Picture this: It’s Friday night, you’re gearing up for a relaxing weekend when suddenly, a frantic message from a client lights up your phone. A trusted employee has been snatched away by a competitor, leaving your client’s business model hanging by a thread. Sound familiar? Welcome to the rollercoaster ride of non-compete clauses – where the stakes are high, and the rules are ever-changing.
In the not-so-distant past, non-compete clauses were the go-to shield for businesses, crafted to encase departing employees in a web of restrictions tighter than a spider’s embrace. But hold onto your hats, because the winds of change have blown fiercely in recent years.
- Gone with the Wind: The era of blanket non-competes is fading fast. No longer can employers cast a net so wide it rivals the ocean.
- Welcome to the Hotel California: California has been a haven to employees since 1872 as the State does not recognize non-compete clauses in pure employment context (there are narrow exceptions for sale of a business). Last September, the Golden State took it a step further to expand its ban on non-competes to contracts signed outside of the state if the employee in question then moves to California. Colorado,[1] Minnesota, Oklahoma, and North Dakota followed suit in the last decade and generally banned non-competes. In Massachusetts, the general ban only applies to non-exempt employees,[2] employees terminated without cause, interns and minors. For the rest, the non-compete covenants are only enforced if they are for a year or less, reasonable in their scope and the employee otherwise receives consideration.[3]
- Changing Tides. Some States, once hailed as business-friendly havens, are reevaluating their stance. New laws and regulations are cropping up like wildflowers, reshaping the landscape of employee contracts from coast to coast. For example, New York state legislature recently proposed a new law which, if implemented, will be similar to the restrictions in Colorado (i.e., a general ban on non-competes with narrow exceptions applying to individuals with a certain income threshold). Also Delaware judges, fed up with the number of enforcement suits by otherwise desperate employers, are no longer willing to do the trimming of excesses for you and will simply through the whole non-compete clause in trash if it is not reasonable.
- Navigating the Maze. The bad news is that the good old fashioned non-competes don’t work the way they used to (you may still have a shot if you are selling a business but even in that context, the restrictions should be narrow and for a legitimate business purpose). What you can do, however, is to ensure you have solid confidentiality and “work for hire” and IP assignment provisions with your employees, consultants and other service providers. Also make sure your IT system can monitor activity right before a termination (or close to the year-end or the beginning of the year when employees are more likely to say adios after cashing out their bonus!). Having exit interviews and getting employees to sign a confirmation of confidentiality can’t hurt either. Also, if you are in certain lines of business (for example employee leasing), consider adding a no-poaching restriction in your agreement with your business partner (note the limitations should still be reasonable or otherwise you may violate antitrust laws). Also, if your employee is getting equity as a part of their compensation, make sure to tie vesting to the respect of the relationship!

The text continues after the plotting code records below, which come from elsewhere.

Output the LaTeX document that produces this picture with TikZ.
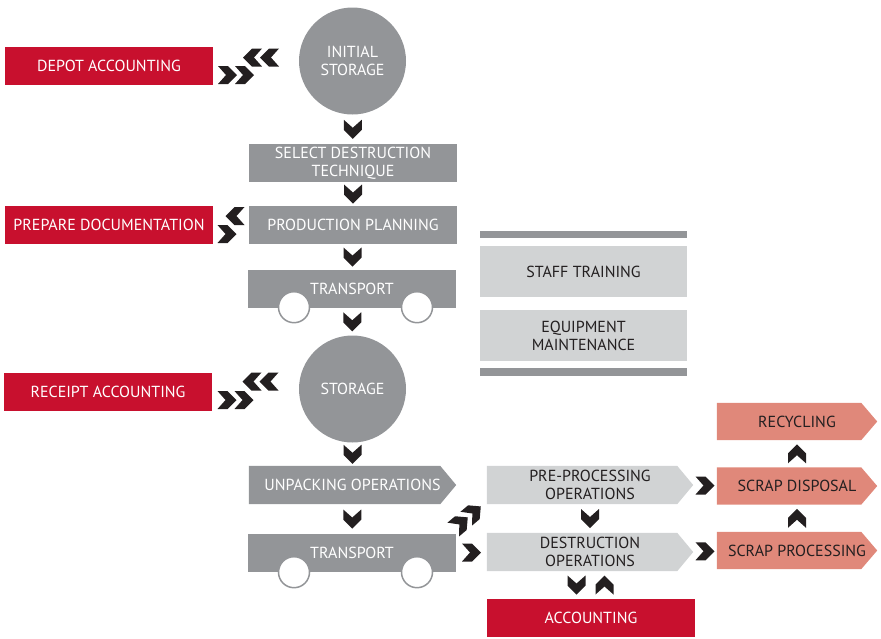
\documentclass[tikz,border=0pt]{standalone}
\usepackage{fontspec}
\setmainfont{PT Sans}
\usepackage{tikz}
\usetikzlibrary{calc}
\definecolor{redbox}{HTML}{C8102E}
\definecolor{graybox}{HTML}{939598}
\definecolor{lightbox}{HTML}{D1D3D4}
\definecolor{salmonbox}{HTML}{E0887A}
\definecolor{chevcol}{HTML}{231F20}
\pgfdeclarelayer{background}
\pgfsetlayers{background,main}
\tikzset{
  box/.style={minimum width=208, minimum height=38, inner sep=0pt, align=center,
    font=\fontsize{16}{18}\selectfont},
  redstep/.style={box, fill=redbox, text=white},
  graystep/.style={box, fill=graybox, text=white},
  lightstep/.style={box, fill=lightbox, text=chevcol},
  tipstep/.style={box, text=#1},
  storecircle/.style={circle, minimum size=107, inner sep=0pt, fill=graybox, text=white,
    align=center, font=\fontsize{16}{18}\selectfont},
  wheel/.style={fill=white, draw=graybox, line width=1.5pt},
  chev/.pic={\fill[chevcol] (-9.5,9) -- (0.5,9) -- (9.5,0) -- (0.5,-9) -- (-9.5,-9) -- (-1.5,0) -- cycle;},
  dchev/.pic={\fill[chevcol] (-18,9) -- (-8,9) -- (1,0) -- (-8,-9) -- (-18,-9) -- (-10,0) -- cycle
    (-1,9) -- (9,9) -- (18,0) -- (9,-9) -- (-1,-9) -- (7,0) -- cycle;}
}
% pentagon behind a step node
\newcommand{\tipfill}[2]{\fill[#2] (#1.north west) -- ([xshift=-16pt]#1.north east) -- (#1.east)
  -- ([xshift=-16pt]#1.south east) -- (#1.south west) -- cycle;}

\begin{document}
\begin{tikzpicture}[x=1pt,y=-1pt]
  \useasboundingbox (0,0) rectangle (881,638);
  % left column
  \node[storecircle] (initst) at (352.5,61) {INITIAL\\STORAGE};
  \node[redstep] (depot) at (109,66) {DEPOT ACCOUNTING};
  \node[graystep] (select) at (353,163) {SELECT DESTRUCTION\\TECHNIQUE};
  \node[graystep] (prodplan) at (353,225) {PRODUCTION PLANNING};
  \node[redstep] (prepdoc) at (109,225) {PREPARE DOCUMENTATION};
  \node[graystep] (transA) at (352,289) {TRANSPORT};
  \draw[wheel] ($(transA.south)+(-58,-1)$) circle (15.5);
  \draw[wheel] ($(transA.south)+(65,-1)$) circle (15.5);
  \node[storecircle] (storage) at (352.5,389) {STORAGE};
  \node[redstep] (receipt) at (108,392) {RECEIPT ACCOUNTING};
  \node[tipstep=white, minimum width=207] (unpack) at (352.5,485) {UNPACKING OPERATIONS};
  \node[graystep] (transB) at (352,553) {TRANSPORT};
  \draw[wheel] ($(transB.south)+(-58,0)$) circle (15.5);
  \draw[wheel] ($(transB.south)+(65,0)$) circle (15.5);
  % middle column
  \node[lightstep, minimum height=51, minimum width=207] (staff) at (583.5,271.5) {STAFF TRAINING};
  \node[lightstep, minimum height=51, minimum width=207] (equip) at (583.5,335.5) {EQUIPMENT\\MAINTENANCE};
  \fill[graybox] ($(staff.north west)+(0,-8)$) rectangle ($(staff.north east)+(0,-15)$);
  \fill[graybox] ($(equip.south west)+(0,7)$) rectangle ($(equip.south east)+(0,15)$);
  \node[tipstep=chevcol, minimum width=206] (preproc) at (590,485) {PRE-PROCESSING\\OPERATIONS};
  \node[tipstep=chevcol, minimum width=206] (destr) at (590,552) {DESTRUCTION\\OPERATIONS};
  \node[redstep] (acct) at (591,618) {ACCOUNTING};
  % right column
  \node[tipstep=chevcol, minimum width=160, minimum height=37] (recyc) at (797,421.5) {RECYCLING};
  \node[tipstep=chevcol, minimum width=160, minimum height=37] (disposal) at (797,486) {SCRAP DISPOSAL};
  \node[tipstep=chevcol, minimum width=160, minimum height=37] (scrapproc) at (797,550.5) {SCRAP PROCESSING};
  \begin{pgfonlayer}{background}
    \tipfill{unpack}{graybox}
    \tipfill{preproc}{lightbox}
    \tipfill{destr}{lightbox}
    \tipfill{recyc}{salmonbox}
    \tipfill{disposal}{salmonbox}
    \tipfill{scrapproc}{salmonbox}
  \end{pgfonlayer}
  % chevrons
  \pic[rotate=-90] at ($(initst.south)!0.5!(select.north)$) {chev};
  \pic[rotate=-90] at ($(select.south)!0.5!(prodplan.north)$) {chev};
  \pic[rotate=-90] at ($(prodplan.south)!0.5!(transA.north)$) {chev};
  \pic[rotate=-90] at ($(transA.south)!0.5!(storage.north)$) {chev};
  \pic[rotate=-90] at ($(storage.south)!0.5!(unpack.north)$) {chev};
  \pic[rotate=-90] at ($(unpack.south)!0.5!(transB.north)$) {chev};
  \pic[rotate=-90] at ($(preproc.south)!0.5!(destr.north)$) {chev};
  \pic[rotate=-90] at ($($(destr.south)!0.5!(acct.north)$)+(-14,0)$) {chev};
  \pic[rotate=90] at ($($(destr.south)!0.5!(acct.north)$)+(14,0)$) {chev};
  \pic at ($(transB.east)!0.5!(destr.west)$) {chev};
  \pic at ($(preproc.east)!0.5!(disposal.west)$) {chev};
  \pic at ($(destr.east)!0.5!(scrapproc.west)$) {chev};
  \pic[rotate=90] at ($(scrapproc.north)!0.5!(disposal.south)$) {chev};
  \pic[rotate=90] at ($(disposal.north)!0.5!(recyc.south)$) {chev};
  \pic[rotate=40] at (467,518) {dchev};
  \pic[rotate=180] at ($($(depot.east)!0.5!(initst.west)$)+(5,-6)$) {dchev};
  \pic at ($($(depot.east)!0.5!(initst.west)$)+(-20,11.5)$) {dchev};
  \pic[rotate=180] at ($($(prepdoc.east)!0.5!(prodplan.west)$)+(4,-9)$) {chev};
  \pic at ($($(prepdoc.east)!0.5!(prodplan.west)$)+(-4,9)$) {chev};
  \pic[rotate=180] at ($($(receipt.east)!0.5!(storage.west)$)+(5,-9)$) {dchev};
  \pic at ($($(receipt.east)!0.5!(storage.west)$)+(-20,9.5)$) {dchev};
\end{tikzpicture}
\end{document}
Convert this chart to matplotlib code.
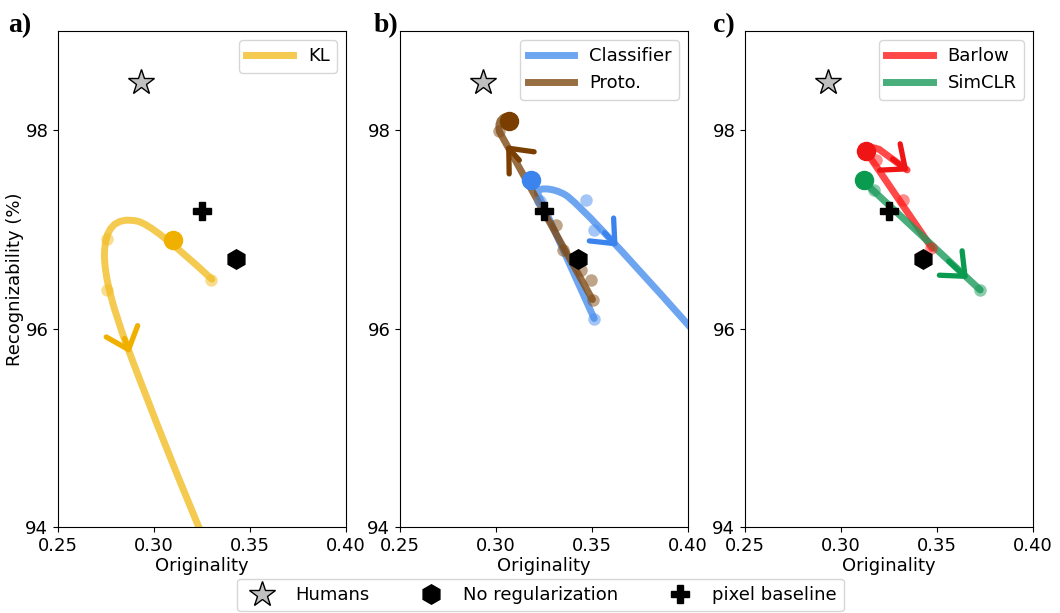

- The Role of Sage Counsel. But perhaps the most crucial step of all? Finding a legal ally who knows the lay of the land in every state—a guide through the labyrinth of regulations and loopholes. At SIP Law, we’re not just attorneys; we’re navigators in the ever-changing seas of business law.
So, as the tides of non-compete agreements ebb and flow, remember: adaptability is the key to survival in this wild, untamed world of business. And with the right guidance, you can chart a course to success, no matter how stormy the seas may get.
[1] There is a narrow exception for employees that make more than a certain yearly income.
[2] Remember your internal sales person is required under FSLA to be classified as non-exempt so you can’t really enter into a non-compete with them if they are in MA.
[3] This is typically 50% of the highest base salary over the 2 years preceding termination.